Swooping and dipping in great curves, he flew through the air. He felt exhilarated in his new environment. By and by, the new dragonfly lighted happily on a lily pad to rest. Then it was that he chanced to look below to the bottom of the pond. Why, he was right above his old friends, the water bugs! There they were, scurrying about, just as he had been doing some time before. Then the dragonfly remembered the promise: “The next one of us who climbs up the lily stalk will come back and tell where he or she went and why.”
Without thinking, the dragonfly darted down.
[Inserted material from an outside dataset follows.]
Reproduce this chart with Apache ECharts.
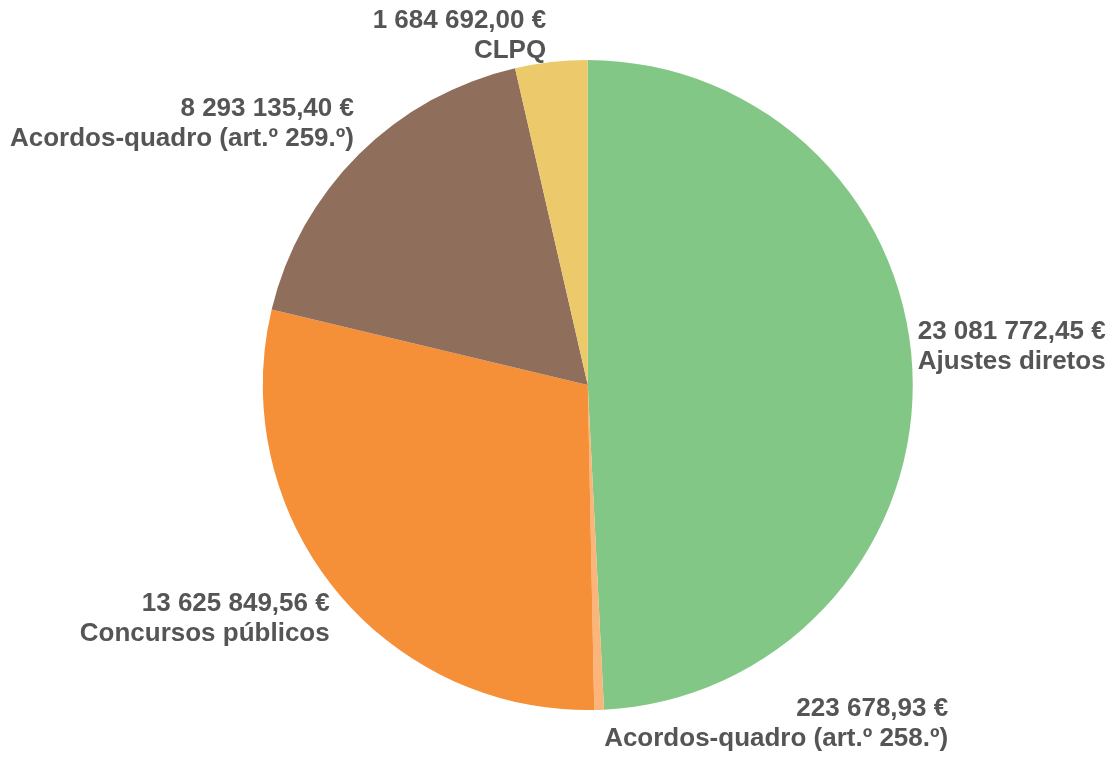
<!DOCTYPE html>
<html>
<head>
<meta charset="utf-8">
<title>Procedimentos</title>
<script src="https://cdn.jsdelivr.net/npm/echarts@6/dist/echarts.min.js"></script>
<style>
  html, body { margin: 0; padding: 0; background: #fff; }
  #chart { width: 1109px; height: 758px; }
</style>
</head>
<body>
<div id="chart"></div>
<script>
// dados (valores em euros)
var categories = [
  "Ajustes diretos",
  "Acordos-quadro (art.º 258.º)",
  "Concursos públicos",
  "Acordos-quadro (art.º 259.º)",
  "CLPQ"
];
var values = [23081772.45, 223678.93, 13625849.56, 8293135.40, 1684692.00];
var colors = ["#82C785", "#FBB47A", "#F59038", "#8F6E5C", "#ECC96A"];

// 23 081 772,45 €
function fmtEuro(v) {
  var parts = v.toFixed(2).split(".");
  var intPart = parts[0].replace(/\B(?=(\d{3})+(?!\d))/g, " ");
  return intPart + "," + parts[1] + " €";
}

var chart = echarts.init(document.getElementById("chart"));
var H = 758;
var cy = H * 0.508;

var option = {
  animation: false,
  series: [
    {
      type: "pie",
      center: ["53%", "50.8%"],
      radius: 325,
      startAngle: 90,
      clockwise: true,
      avoidLabelOverlap: false,
      itemStyle: { borderWidth: 0 },
      label: {
        show: true,
        position: "outside",
        overflow: "none",
        fontFamily: "Liberation Sans, Arial, sans-serif",
        fontWeight: "bold",
        fontSize: 26,
        lineHeight: 30,
        color: "#555555",
        distanceToLabelLine: 5,
        formatter: function (p) {
          return fmtEuro(p.value) + "\n" + p.name;
        }
      },
      labelLine: { show: false, length: 0, length2: 0 },
      // empurra o texto para fora do círculo, alinhado à direita
      labelLayout: function (p) {
        var r = p.labelRect;
        var up = r.y + r.height / 2 < cy;
        var dy = (up ? -1 : 1) * r.height / 2;
        var bottom = r.y + r.height + dy;
        if (bottom > H - 4) dy -= bottom - (H - 4);
        var top = r.y + dy;
        if (top < 6) dy += 6 - top;
        return {
          align: "right",
          dx: p.align === "left" ? r.width : 0,
          dy: dy
        };
      },
      data: categories.map(function (c, i) {
        return { name: c, value: values[i], itemStyle: { color: colors[i] } };
      })
    }
  ]
};

chart.setOption(option);
</script>
</body>
</html>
Suddenly he hit the surface of the water and bounced away. Now that he was a dragonfly, he could no longer go into the water. “I can’t return!” he said in dismay. “At least I tried, but I can’t keep my promise. Even if I could go back, not one of the water bugs would know me in my new body. I guess I’ll just have to wait until they become dragonflies too. Then they’ll understand what happened to me, and where I went.” And the dragonfly winged off happily into its wonderful new world of sun and air.

 

mortonbriar

Lifer
Oct 25, 2013
2,676
5,722
New Zealand
I have young children and I pray I never have to experience what too many of you have shared on this thread...I am sorry for you all. Thank you for being vulnerable enough to share Scrooge.